The Government is now spending almost £7 million a day housing asylum seekers in hotels - and the cost could continue to rise, MPs heard. The Commons Home Affairs Committee was told £5.6 million a day was being spent on hotels for people who have arrived in the UK and have submitted a claim, with an additional £1.2 million paid to house Afghan refugees who fled the Taliban takeover while long-term accommodation is sought.
The total £6.8 million is over £2 million more than the Government said it was spending in February (£4.7 million). Asked by committee chairwoman Dame Diana Johnson if the cost was likely to go up again, Abi Tierney, director general of the passport office and UK visas and immigration, replied: “Yes.”

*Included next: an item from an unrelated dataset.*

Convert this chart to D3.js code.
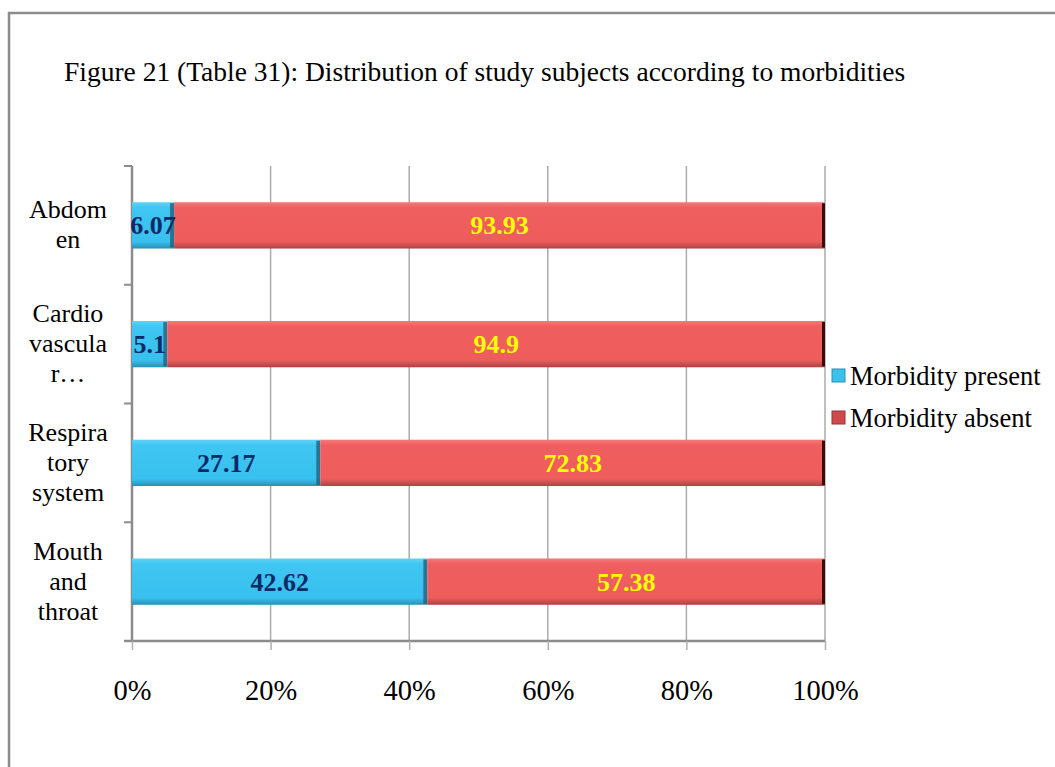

During the wide-ranging session, MPs also learned the Home Office has only processed 4% of asylum claims by migrants who crossed the Channel last year. Officials admitted the interception rate made by French police, of migrants attempting the journey has fallen.
Concerns were also raised about conditions at the Manston Airport site in Kent, which is meant to be a short-term holding facility to process migrants when they arrive in the UK. MPs heard the number of people arriving was “outstripping” the capacity of the site and some were being held there for as long as a month, compared with the 24 hours intended.
Officials told the committee 96% of asylum applications submitted by migrants crossing the Channel in 2021 are still outstanding. Of the 4% completed, 85% were granted refugee status or another protection status.
Dan Hobbs, director of asylum, protection and enforcement, said there is a “challenge in processing asylum claims in a timely way at present” and confirmed only a “small proportion” of last year’s arrivals had been granted asylum. The cost of the UK’s asylum system has topped £2 billion a year, with the highest number of claims for two decades and record delays for people awaiting a decision.
Home Office spending on asylum rose by £756 million, from around £1.4 billion in 2020/21 to £2.1 billion in 2021/22. This is the highest on record and more than double the amount spent in 2019/20, as officials struggle to keep up with the number of new applications.
Clandestine Channel threat commander Dan O’Mahoney told the committee in 2021 the interception rate for French police stopping migrants trying to cross the Channel was 50% and this year it has dropped to 42.5%. He accepted this was a lower percentage but stressed it was a “much, much bigger number”, telling how French authorities had stopped 28,000 migrants crossing the Channel and intercepted and destroyed 1,072 boats so far this year.
“I should put on record my thanks to the French … this is around double what they managed to achieve last year, so that is really, really significant,” Mr O’Mahoney said. He added: “It is correct to say that migrants can attempt to cross on more than one occasion and therefore those 28,000 migrants may not be individual, different migrants, so it’s 28,000 attempts.”
In France migrants are not detained and processed after being caught attempting to cross the Channel. Mr O’Mahoney said French laws make it “difficult for French officers to take any action in that way”.
He told the committee French beach patrols in the north of the country were only “one brick in the wall” of the efforts to curb Channel crossings. Work by the UK and French authorities have led to 55 serious organised crime gangs behind such crossings being “dismantled” since a joint intelligence cell was set up in France a couple of years ago, he added.
More than 38,000 people have arrived in the UK after crossing the Channel in over 900 boats in 2022 to date, compared with 28,526 last year. In October alone, at least 5,000 have made the journey, according to provisional Government figures, but no crossings were recorded by the Ministry of Defence (MoD) on Monday or Tuesday.